KEY POINTS

  • Obama officials halted development of the mine over fears it would damage salmon fishery
  • Pebble Mine reportedly contains deposits of gold, copper and other minerals worth up to $500 billion
  • Should Trump lose the November election, the mine project may be stalled again

In a repudiation of Obama-era policies, the Trump administration said on Friday that the Pebble Mine, a huge proposed gold and copper mine in Alaska that would be the largest of its kind in North America, will not cause major environmental harm.

Obama officials had halted development of the mine over fears it would damage the habitat of the local sockeye salmon fishery.

Pebble Mine reportedly contains deposits of gold, copper and other minerals worth up to $500 billion.

The decision on Pebble marks the latest of many Obama environmental policies that Trump has reversed, including withdrawing the U.S. from the Paris climate change accord. Trump has also sought to push through two major oil and gas pipelines -- Keystone XL and Dakota Access – which the Obama administration had blocked.

The U.S. Army Corps of Engineers found that the Pebble mine “would not be expected to have a measurable effect on fish numbers” in the local Bristol Bay watershed.

Now the mine is expected to be approved by Trump by the end of the year.

However, should Trump lose the November election, the mine project may be stalled again.

“In between administrations you’re going to get different results,” said Marcella Burke, a former lawyer at the Environmental Protection Agency and Interior Department under Trump. “That’s just reality, especially in places like Alaska.”

Pebble Partnership chief executive Tom Collier, a top official on the proposed mine, called the federal environmental review “the most significant day in the 15-year history of the Pebble Project.”

“I believe we’ll be able to convince a Biden administration, if that’s what we have, that this is an appropriate project and move ahead,” he said. “It’s not a document that justifies a veto, it’s a document that justifies a permit. They’re not going to be able to just flip a switch and turn that around.”

Collier also pointed out that the mining project is now “dramatically different” from the one proposed during the Obama years.

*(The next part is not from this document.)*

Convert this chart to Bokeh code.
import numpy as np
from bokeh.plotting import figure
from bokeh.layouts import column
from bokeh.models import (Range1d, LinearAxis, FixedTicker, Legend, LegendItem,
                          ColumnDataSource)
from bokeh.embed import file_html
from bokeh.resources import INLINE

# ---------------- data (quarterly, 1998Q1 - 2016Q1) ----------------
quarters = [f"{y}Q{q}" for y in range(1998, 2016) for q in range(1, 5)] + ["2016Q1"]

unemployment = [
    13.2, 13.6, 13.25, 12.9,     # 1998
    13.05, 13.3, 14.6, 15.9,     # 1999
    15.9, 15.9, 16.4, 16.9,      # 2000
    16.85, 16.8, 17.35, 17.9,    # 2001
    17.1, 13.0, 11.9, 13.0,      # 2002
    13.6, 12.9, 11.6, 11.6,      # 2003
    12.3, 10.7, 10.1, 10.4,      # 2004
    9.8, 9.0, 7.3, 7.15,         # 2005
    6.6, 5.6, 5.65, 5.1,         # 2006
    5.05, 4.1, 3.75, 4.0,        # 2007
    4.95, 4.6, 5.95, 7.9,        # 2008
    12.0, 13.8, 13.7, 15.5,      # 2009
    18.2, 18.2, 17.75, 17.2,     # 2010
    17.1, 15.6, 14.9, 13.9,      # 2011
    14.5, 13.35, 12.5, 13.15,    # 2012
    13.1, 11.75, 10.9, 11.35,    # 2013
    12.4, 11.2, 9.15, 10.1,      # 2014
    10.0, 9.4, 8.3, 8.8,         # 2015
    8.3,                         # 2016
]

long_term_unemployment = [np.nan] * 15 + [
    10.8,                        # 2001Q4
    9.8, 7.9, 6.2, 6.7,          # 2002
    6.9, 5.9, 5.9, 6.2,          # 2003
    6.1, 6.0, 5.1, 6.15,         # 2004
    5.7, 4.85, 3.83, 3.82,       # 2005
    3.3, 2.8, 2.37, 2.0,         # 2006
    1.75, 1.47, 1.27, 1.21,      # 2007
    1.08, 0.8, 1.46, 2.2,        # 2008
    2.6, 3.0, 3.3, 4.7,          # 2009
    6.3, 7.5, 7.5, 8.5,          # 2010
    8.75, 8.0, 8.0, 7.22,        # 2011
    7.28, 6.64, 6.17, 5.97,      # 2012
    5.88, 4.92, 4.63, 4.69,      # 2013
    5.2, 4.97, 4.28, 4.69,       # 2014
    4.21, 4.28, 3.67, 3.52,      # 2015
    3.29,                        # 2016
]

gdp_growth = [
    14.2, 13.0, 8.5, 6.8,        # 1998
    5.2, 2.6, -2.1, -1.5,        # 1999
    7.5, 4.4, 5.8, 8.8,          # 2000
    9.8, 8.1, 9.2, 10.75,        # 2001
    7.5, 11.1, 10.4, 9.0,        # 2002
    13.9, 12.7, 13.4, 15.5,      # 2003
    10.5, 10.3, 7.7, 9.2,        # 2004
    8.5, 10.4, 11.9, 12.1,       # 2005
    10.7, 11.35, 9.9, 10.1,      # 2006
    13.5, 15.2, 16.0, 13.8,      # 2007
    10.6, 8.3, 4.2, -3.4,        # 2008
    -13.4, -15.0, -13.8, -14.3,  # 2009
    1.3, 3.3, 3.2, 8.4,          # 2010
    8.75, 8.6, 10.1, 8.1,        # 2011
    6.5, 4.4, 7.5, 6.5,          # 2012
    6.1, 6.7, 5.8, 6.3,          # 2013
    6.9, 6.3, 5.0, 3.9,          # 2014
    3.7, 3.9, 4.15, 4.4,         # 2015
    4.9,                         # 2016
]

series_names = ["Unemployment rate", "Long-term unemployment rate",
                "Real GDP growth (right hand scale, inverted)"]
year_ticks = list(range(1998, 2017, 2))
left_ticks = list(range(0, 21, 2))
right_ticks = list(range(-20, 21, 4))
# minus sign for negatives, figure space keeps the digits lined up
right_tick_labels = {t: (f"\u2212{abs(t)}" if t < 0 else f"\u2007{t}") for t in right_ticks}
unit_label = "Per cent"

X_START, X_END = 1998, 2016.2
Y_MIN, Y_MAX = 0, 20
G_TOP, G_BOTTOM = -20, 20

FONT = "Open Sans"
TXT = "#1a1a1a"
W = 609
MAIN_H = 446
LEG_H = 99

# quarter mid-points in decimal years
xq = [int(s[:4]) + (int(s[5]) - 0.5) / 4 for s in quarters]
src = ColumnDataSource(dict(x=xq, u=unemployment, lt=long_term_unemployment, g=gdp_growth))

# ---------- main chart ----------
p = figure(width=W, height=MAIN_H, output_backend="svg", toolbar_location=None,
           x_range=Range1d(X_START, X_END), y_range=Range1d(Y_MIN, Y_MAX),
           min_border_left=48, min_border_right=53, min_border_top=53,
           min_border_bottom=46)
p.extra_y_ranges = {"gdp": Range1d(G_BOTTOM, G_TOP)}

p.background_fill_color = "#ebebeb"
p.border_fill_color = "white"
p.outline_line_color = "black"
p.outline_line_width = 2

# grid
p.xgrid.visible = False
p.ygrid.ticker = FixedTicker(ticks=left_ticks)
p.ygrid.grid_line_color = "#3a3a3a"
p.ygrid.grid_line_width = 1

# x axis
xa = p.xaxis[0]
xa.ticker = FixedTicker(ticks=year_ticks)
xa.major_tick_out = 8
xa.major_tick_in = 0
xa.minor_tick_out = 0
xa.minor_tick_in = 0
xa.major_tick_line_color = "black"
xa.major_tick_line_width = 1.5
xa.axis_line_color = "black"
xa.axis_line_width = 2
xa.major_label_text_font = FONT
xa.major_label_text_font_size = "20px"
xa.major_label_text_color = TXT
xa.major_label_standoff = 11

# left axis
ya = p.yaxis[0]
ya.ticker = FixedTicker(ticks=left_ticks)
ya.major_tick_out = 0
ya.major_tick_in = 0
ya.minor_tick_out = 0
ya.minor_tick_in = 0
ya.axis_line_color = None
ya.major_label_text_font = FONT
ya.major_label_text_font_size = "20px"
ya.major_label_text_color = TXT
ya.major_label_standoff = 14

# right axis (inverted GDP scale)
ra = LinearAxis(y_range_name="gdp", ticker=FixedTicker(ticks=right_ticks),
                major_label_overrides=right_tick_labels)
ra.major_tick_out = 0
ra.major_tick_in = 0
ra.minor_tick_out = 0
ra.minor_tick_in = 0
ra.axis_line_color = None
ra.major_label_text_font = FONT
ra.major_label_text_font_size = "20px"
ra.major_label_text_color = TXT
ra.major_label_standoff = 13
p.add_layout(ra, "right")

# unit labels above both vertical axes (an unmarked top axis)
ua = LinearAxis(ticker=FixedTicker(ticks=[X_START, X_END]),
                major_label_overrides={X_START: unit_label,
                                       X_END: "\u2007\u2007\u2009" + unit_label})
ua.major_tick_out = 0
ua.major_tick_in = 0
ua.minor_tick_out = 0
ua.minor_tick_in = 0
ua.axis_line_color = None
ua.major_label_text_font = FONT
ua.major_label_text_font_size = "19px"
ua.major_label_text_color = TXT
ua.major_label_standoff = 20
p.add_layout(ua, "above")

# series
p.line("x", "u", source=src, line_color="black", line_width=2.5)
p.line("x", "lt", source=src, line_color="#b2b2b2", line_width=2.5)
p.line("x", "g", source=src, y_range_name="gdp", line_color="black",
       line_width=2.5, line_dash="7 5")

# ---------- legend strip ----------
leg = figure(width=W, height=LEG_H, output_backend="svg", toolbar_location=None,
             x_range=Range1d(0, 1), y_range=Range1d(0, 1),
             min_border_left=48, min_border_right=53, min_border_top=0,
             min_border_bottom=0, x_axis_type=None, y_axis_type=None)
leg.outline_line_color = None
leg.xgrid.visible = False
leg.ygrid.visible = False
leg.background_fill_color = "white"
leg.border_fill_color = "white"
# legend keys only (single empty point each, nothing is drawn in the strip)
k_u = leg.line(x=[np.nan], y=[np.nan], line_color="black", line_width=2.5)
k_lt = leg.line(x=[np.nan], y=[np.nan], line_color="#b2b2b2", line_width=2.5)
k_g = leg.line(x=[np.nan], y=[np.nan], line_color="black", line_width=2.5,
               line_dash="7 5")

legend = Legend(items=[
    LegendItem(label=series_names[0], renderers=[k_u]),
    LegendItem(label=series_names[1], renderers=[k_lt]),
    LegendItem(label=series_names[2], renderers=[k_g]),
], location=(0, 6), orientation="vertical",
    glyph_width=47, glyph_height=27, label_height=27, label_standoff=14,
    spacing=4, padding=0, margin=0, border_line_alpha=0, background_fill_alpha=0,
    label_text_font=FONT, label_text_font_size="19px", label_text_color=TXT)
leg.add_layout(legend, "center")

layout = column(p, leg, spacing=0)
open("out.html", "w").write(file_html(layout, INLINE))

For example, the project is smaller and includes safeguards to prevent contamination from the stored waste resulting from mining.

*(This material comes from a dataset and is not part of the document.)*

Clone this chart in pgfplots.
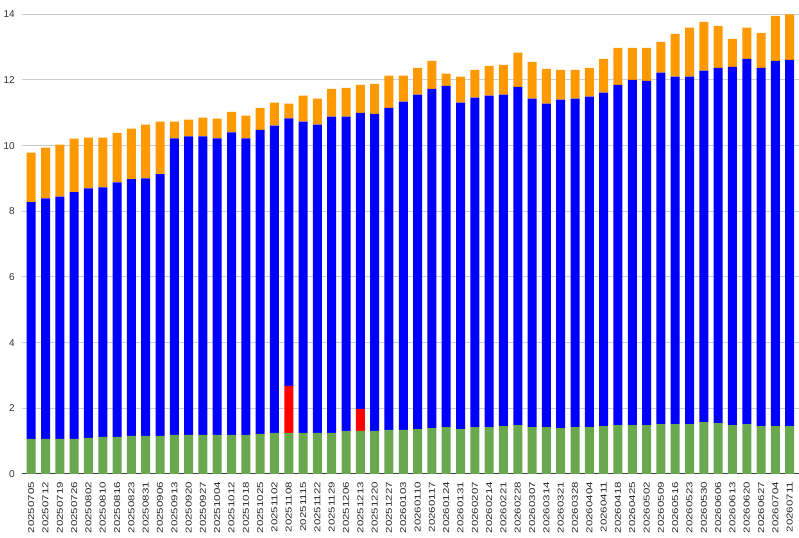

“We took a lot of environmental risk out of this project,” he added.

However, Taryn Keikow Heimer of the Natural Resources Defense Council, said the project is opposed by local indigenous groups.

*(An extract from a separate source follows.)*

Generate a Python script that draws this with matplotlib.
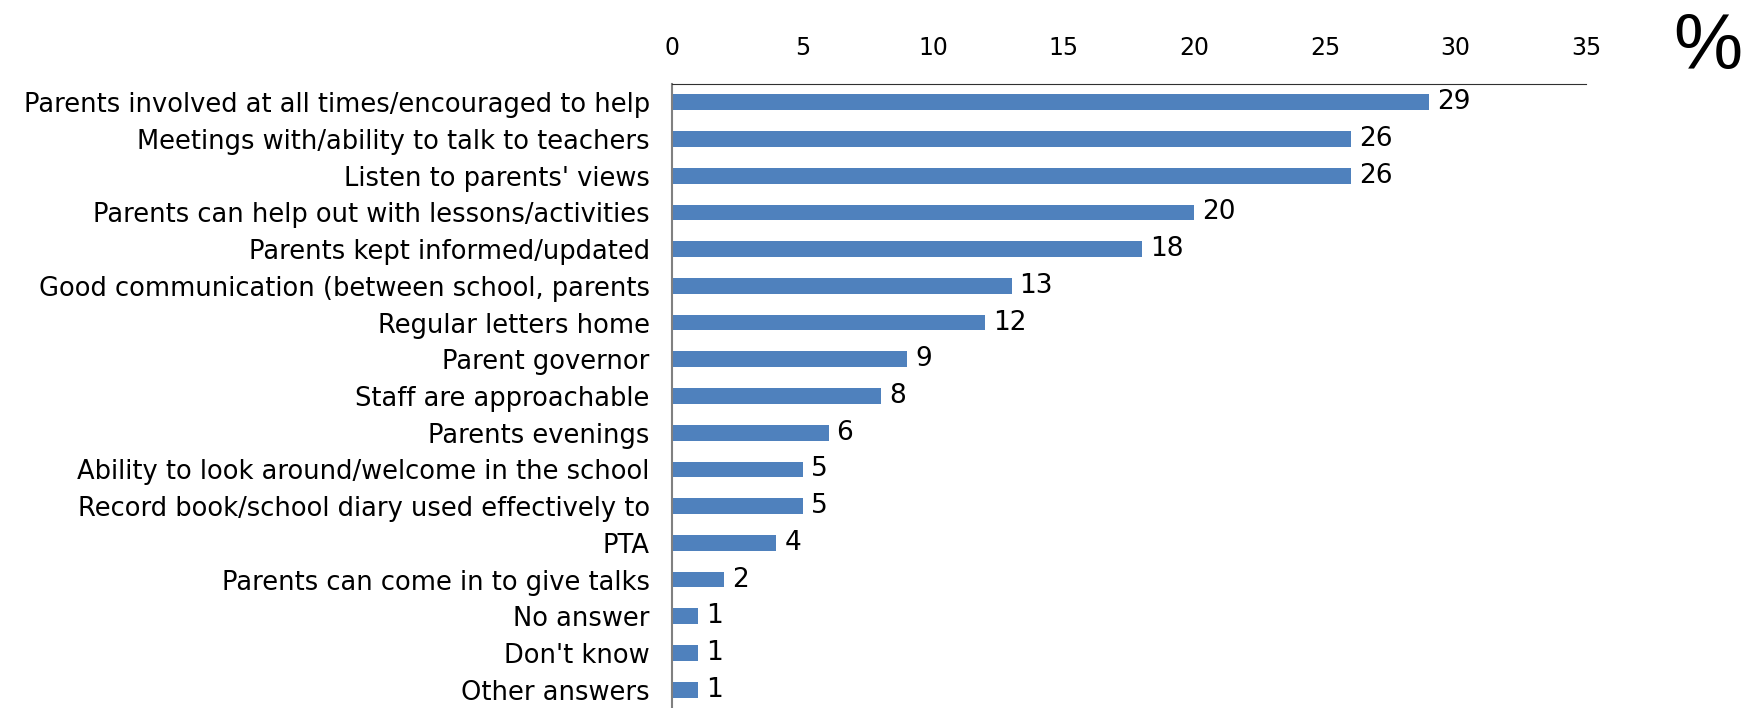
import matplotlib.pyplot as plt

categories = [
    "Parents involved at all times/encouraged to help",
    "Meetings with/ability to talk to teachers",
    "Listen to parents' views",
    "Parents can help out with lessons/activities",
    "Parents kept informed/updated",
    "Good communication (between school, parents",
    "Regular letters home",
    "Parent governor",
    "Staff are approachable",
    "Parents evenings",
    "Ability to look around/welcome in the school",
    "Record book/school diary used effectively to",
    "PTA",
    "Parents can come in to give talks",
    "No answer",
    "Don't know",
    "Other answers",
]
values = [29, 26, 26, 20, 18, 13, 12, 9, 8, 6, 5, 5, 4, 2, 1, 1, 1]
x_ticks = [0, 5, 10, 15, 20, 25, 30, 35]

plt.rcParams['font.family'] = ['DejaVu Sans']

fig = plt.figure(figsize=(17.51, 7.08), dpi=100)
ax = fig.add_axes([0.3838, 0.0, 0.5220, 0.8814])

pos = list(range(len(categories)))
ax.barh(pos, values, height=0.43, color='#4F81BD')
for p, v in zip(pos, values):
    ax.text(v + 0.3, p, str(v), va='center', ha='left', fontsize=19)

ax.set_xlim(0, 35)
ax.set_ylim(len(categories) - 0.5, -0.5)
ax.set_yticks(pos)
ax.set_yticklabels(categories, fontsize=18.5)
ax.xaxis.tick_top()
ax.set_xticks(x_ticks)
ax.set_xticklabels([str(t) for t in x_ticks], fontsize=17)
ax.tick_params(axis='x', length=0, pad=17)
ax.tick_params(axis='y', length=0, pad=16)

ax.spines['right'].set_visible(False)
ax.spines['bottom'].set_visible(False)
ax.spines['top'].set_color('#303030')
ax.spines['left'].set_color('#808080')
ax.spines['left'].set_linewidth(1.5)

fig.text(0.995, 0.902, '%', fontsize=56, ha='right', va='baseline',
         family='Liberation Sans')

fig.savefig('out.png', dpi=100)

“It’s especially embarrassing for the government and appalling given the current social context we are in,” she said. “It’s just another example of the entrenched and systematic racism that this government is showing to people of color and indigenous people in particular.”

She added: “The Pebble Mine would threaten the world’s greatest wild salmon fishery, which generates $1.5 billion in annual revenue and 14,000 jobs. Salmon have sustained Bristol Bay subsistence culture, community, and identity of Alaska Natives for millennia. It's no wonder that the people of Bristol Bay and Alaska overwhelmingly oppose it.”